Approximate derivatives and automatic differentiation

With Automatic differentiation, you get results very similar to what you would get by symbolically manipulating the values, then plugging in.

For example, we have for the function $f(x) = e^x \sin(x)$, a derivative computed by automatic differentiation:

using Roots # calls in ForwardDiff package
f(x) = exp(x) * sin(x)
D(f, 3)(1)     # third derivative of f at 1
-1.6373226945259143

Whereas, Symbolically we have:

using SymPy
x = symbols("x")
f_xxx = diff(f(x), x, 3)
$$2 \left(- \sin{\left (x \right )} + \cos{\left (x \right )}\right) e^{x}$$

And evaluating at 1 gives:

f_xxx(1) |> N
-1.6373226945259145

However numeric derivatives are a different matter. There are formulas along the line of this formula to take a second derivative:

$$~ f''(x) \approx \frac{f(x+h) - 2f(x) + f(x-h)}{h^2} ~$$

But they get complicated. It gets tempting to instead compute the answer along the lines of

$$~ \begin{align} f'(x) &\approx \frac{f(x+h) - f(x)}{h} \\ f'(x+h) &\approx \frac{f(x+2h) - f(x+h)}{h}\\ f''(x) &\approx \frac{f'(x+h) - f'(x)}{h} \end{align} ~$$

And then using the approximations for $f'(x)$ and $f'(x+h)$ to do a further approximation.

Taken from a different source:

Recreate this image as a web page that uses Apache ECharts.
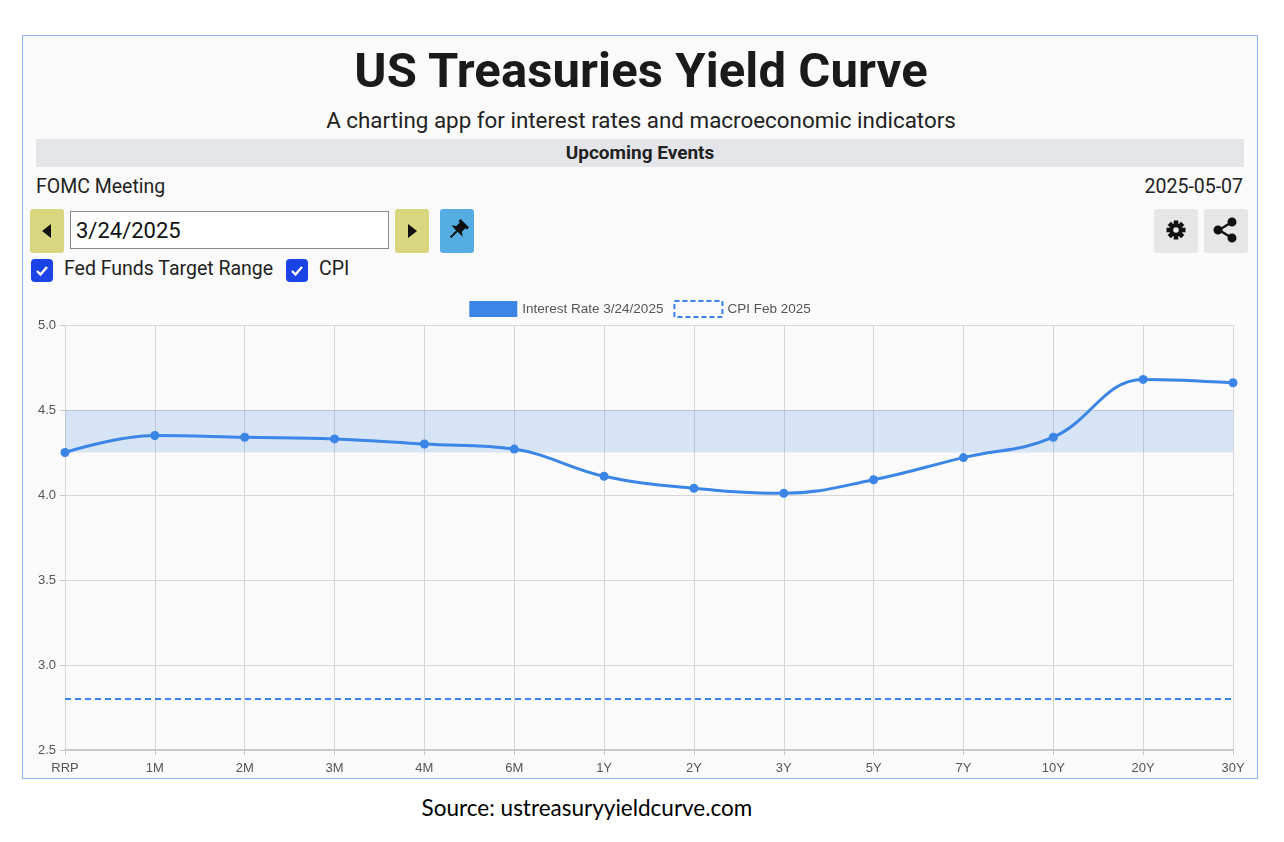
<!DOCTYPE html>
<html>
<head>
<meta charset="utf-8">
<script src="https://cdn.jsdelivr.net/npm/echarts@6/dist/echarts.min.js"></script>
<style>
  body { margin: 0; width: 1284px; height: 842px; background: #fff; font-family: Roboto, sans-serif; position: relative; overflow: hidden; }
  .frame { position: absolute; left: 22px; top: 35px; width: 1234px; height: 742px; border: 1px solid #8eb3ea; background: #fafafa; }
  .abs { position: absolute; }
  .title { left: 0; width: 1236px; top: 6px; text-align: center; font-size: 49px; font-weight: 700; color: #1a1a1a; letter-spacing: 0.1px; }
  .sub { left: 0; width: 1236px; top: 71px; text-align: center; font-size: 22.4px; color: #222; }
  .bar { left: 13px; top: 103px; width: 1208px; height: 28px; background: #e4e5e8; text-align: center; line-height: 28px; font-size: 19px; font-weight: 700; color: #222; }
  .evt { top: 139px; font-size: 19.5px; color: #222; }
  .btn { width: 34px; height: 44px; top: 173px; border-radius: 3px; background: #d8d67e; }
  .input { left: 47px; top: 175px; height: 38px; border: 1px solid #8a8a8a; background: #fff; font-size: 22px; line-height: 38px; padding-left: 5px; box-sizing: border-box; width: 319px; color: #111; }
  .gbtn { width: 44px; height: 44px; top: 173px; border-radius: 3px; background: #e6e6e6; }
  .chk { width: 22px; height: 23px; top: 223px; border-radius: 4px; background: #1b44e6; }
  .lbl { top: 221px; font-size: 19.5px; color: #222; }
  .src { left: 0; width: 1174px; top: 794px; text-align: center; font-family: Lato, "Open Sans", sans-serif; font-size: 22.5px; color: #000; }
  svg { position: absolute; left: 0; top: 0; }
</style>
</head>
<body>
<div class="frame">
  <div class="abs title">US Treasuries Yield Curve</div>
  <div class="abs sub">A charting app for interest rates and macroeconomic indicators</div>
  <div class="abs bar">Upcoming Events</div>
  <div class="abs evt" style="left:13px">FOMC Meeting</div>
  <div class="abs evt" style="right:14px">2025-05-07</div>

  <div class="abs btn" style="left:7px"><svg width="34" height="44"><polygon points="21,15 21,29 12,22" fill="#111"/></svg></div>
  <div class="abs input">3/24/2025</div>
  <div class="abs btn" style="left:372px"><svg width="34" height="44"><polygon points="13,15 13,29 22,22" fill="#111"/></svg></div>
  <div class="abs btn" style="left:417px;background:#55ade2"><svg width="34" height="44"><g transform="translate(17,22) rotate(45)"><rect x="-4" y="-9" width="8" height="9" fill="#111"/><rect x="-6" y="-11" width="12" height="3" fill="#111"/><polygon points="-8,0 8,0 4,-3 -4,-3" fill="#111"/><rect x="-1" y="0" width="2" height="9" fill="#111"/></g></svg></div>

  <div class="abs gbtn" style="left:1131px"><svg width="44" height="44"><g transform="translate(22,21)" fill="#111"><circle r="6.5"/><g id="t"><rect x="-2.3" y="-9.5" width="4.6" height="5"/></g><use href="#t" transform="rotate(45)"/><use href="#t" transform="rotate(90)"/><use href="#t" transform="rotate(135)"/><use href="#t" transform="rotate(180)"/><use href="#t" transform="rotate(225)"/><use href="#t" transform="rotate(270)"/><use href="#t" transform="rotate(315)"/><circle r="2.8" fill="#e6e6e6"/></g></svg></div>
  <div class="abs gbtn" style="left:1181px"><svg width="44" height="44"><g stroke="#111" stroke-width="2.4" fill="#111"><line x1="28" y1="13" x2="15" y2="21"/><line x1="28" y1="29" x2="15" y2="21"/><circle cx="28" cy="13" r="3.3"/><circle cx="28" cy="29" r="3.3"/><circle cx="14" cy="21" r="3.3"/></g></svg></div>

  <div class="abs chk" style="left:8px"><svg width="22" height="23"><polyline points="6,12 9.5,15.5 16,8" fill="none" stroke="#fff" stroke-width="2.4"/></svg></div>
  <div class="abs lbl" style="left:41px">Fed Funds Target Range</div>
  <div class="abs chk" style="left:263px"><svg width="22" height="23"><polyline points="6,12 9.5,15.5 16,8" fill="none" stroke="#fff" stroke-width="2.4"/></svg></div>
  <div class="abs lbl" style="left:296px">CPI</div>

  <div id="chart" class="abs" style="left:0;top:254px;width:1234px;height:488px"></div>
</div>
<div class="abs src">Source: ustreasuryyieldcurve.com</div>

<script>
// 期限
const maturities = ['RRP', '1M', '2M', '3M', '4M', '6M', '1Y', '2Y', '3Y', '5Y', '7Y', '10Y', '20Y', '30Y'];
// 3/24/2025 收益率
const yields = [4.25, 4.35, 4.34, 4.33, 4.30, 4.27, 4.11, 4.04, 4.01, 4.09, 4.22, 4.34, 4.68, 4.66];
// 联邦基金目标区间
const fedLow = 4.25;
const fedHigh = 4.5;
// CPI
const cpi = 2.8;
const rateName = 'Interest Rate 3/24/2025';
const cpiName = 'CPI Feb 2025';

const blue = '#3a85e6';
const myChart = echarts.init(document.getElementById('chart'));
myChart.setOption({
    animation: false,
    legend: {
        top: 5,
        left: 'center',
        itemWidth: 48,
        itemHeight: 16,
        itemGap: 10,
        textStyle: { fontFamily: 'Liberation Sans, Arial', fontSize: 13.5, color: '#555' },
        data: [
            { name: rateName, icon: 'rect', itemStyle: { color: blue, borderWidth: 0 } },
            { name: cpiName, icon: 'rect', itemStyle: { color: 'rgba(0,0,0,0)', borderColor: blue, borderWidth: 2, borderType: [5, 3] } }
        ]
    },
    grid: { left: 42, right: 24, top: 35, bottom: 28, containLabel: false },
    xAxis: {
        type: 'category',
        data: maturities,
        boundaryGap: false,
        axisLine: { lineStyle: { color: '#c8c8c8', width: 2 } },
        axisTick: { show: true, length: 5, lineStyle: { color: '#c8c8c8' } },
        axisLabel: { color: '#555', fontFamily: 'Liberation Sans, Arial', fontSize: 13, margin: 12 },
        splitLine: { show: true, lineStyle: { color: '#d6d6d6' } }
    },
    yAxis: {
        type: 'value',
        min: 2.5,
        max: 5,
        interval: 0.5,
        axisLine: { show: true, lineStyle: { color: '#d6d6d6' } },
        axisTick: { show: true, length: 5, lineStyle: { color: '#c8c8c8' } },
        axisLabel: { color: '#555', fontFamily: 'Liberation Sans, Arial', fontSize: 13, margin: 9, formatter: v => v.toFixed(1) },
        splitLine: { lineStyle: { color: '#d6d6d6' } }
    },
    series: [
        {
            name: rateName,
            type: 'line',
            data: yields,
            smooth: 0.4,
            symbol: 'circle',
            symbolSize: 9,
            lineStyle: { color: blue, width: 3 },
            itemStyle: { color: blue },
            z: 5,
            markArea: {
                silent: true,
                itemStyle: { color: 'rgba(54,128,230,0.18)' },
                data: [[{ yAxis: fedLow }, { yAxis: fedHigh }]]
            }
        },
        {
            name: cpiName,
            type: 'line',
            data: [],
            itemStyle: { color: blue },
            markLine: {
                silent: true,
                symbol: 'none',
                label: { show: false },
                lineStyle: { color: blue, width: 2, type: [6, 4] },
                data: [{ yAxis: cpi }]
            }
        }
    ]
});
</script>
</body>
</html>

Repeat this to find the approximate third derivative of this $f(x)$ at $x=1$ using $h=10^{-6}$. What value do you get?

Based on your answer, would you recommend this?


(If you were using Julia, you can make a function to find the approximate derivative with:

h = 1e-6
app_x(f) = x -> (f(x+h) -f(x))/h
app_x (generic function with 1 method)

Then finding the above is just:

app_xx(f) = x -> (app_x(f)(x + h) - app_x(f)(x))/h
app_xx (generic function with 1 method)

So, if $f(x) = \exp(x)\sin(x)$ and $x=1$ you have:

f(x) = exp(x) * sin(x)
app_xx(f)(1)
2.936761944738464

But –- you say – isn't this just doing the same thing twice? if so, can't it be done with composition? Yes, of course:

app_xx(f) = app_x(app_x(f))
app_xx (generic function with 1 method)

and we get the same answer as above:

app_xx(f)(1)
2.936761944738464

Except for notation that is satisfying. To address that, we can overload the postfix operator ' as follows:

Base.ctranspose(f::Function) = app_x(f)
ctranspose (generic function with 36 methods)

And then, the second derivative computed this way can be done with

f''(1)
2.936761944738464

To compare this with the exact answer at 1, we would have

app_xx(f)(1), D(f, 2)(1)
(2.936761944738464,2.9373878798317703)

That is the error is in the third decimal point. Maybe that isn't too bad.

What happens if you try this once more? Compare to the actual value.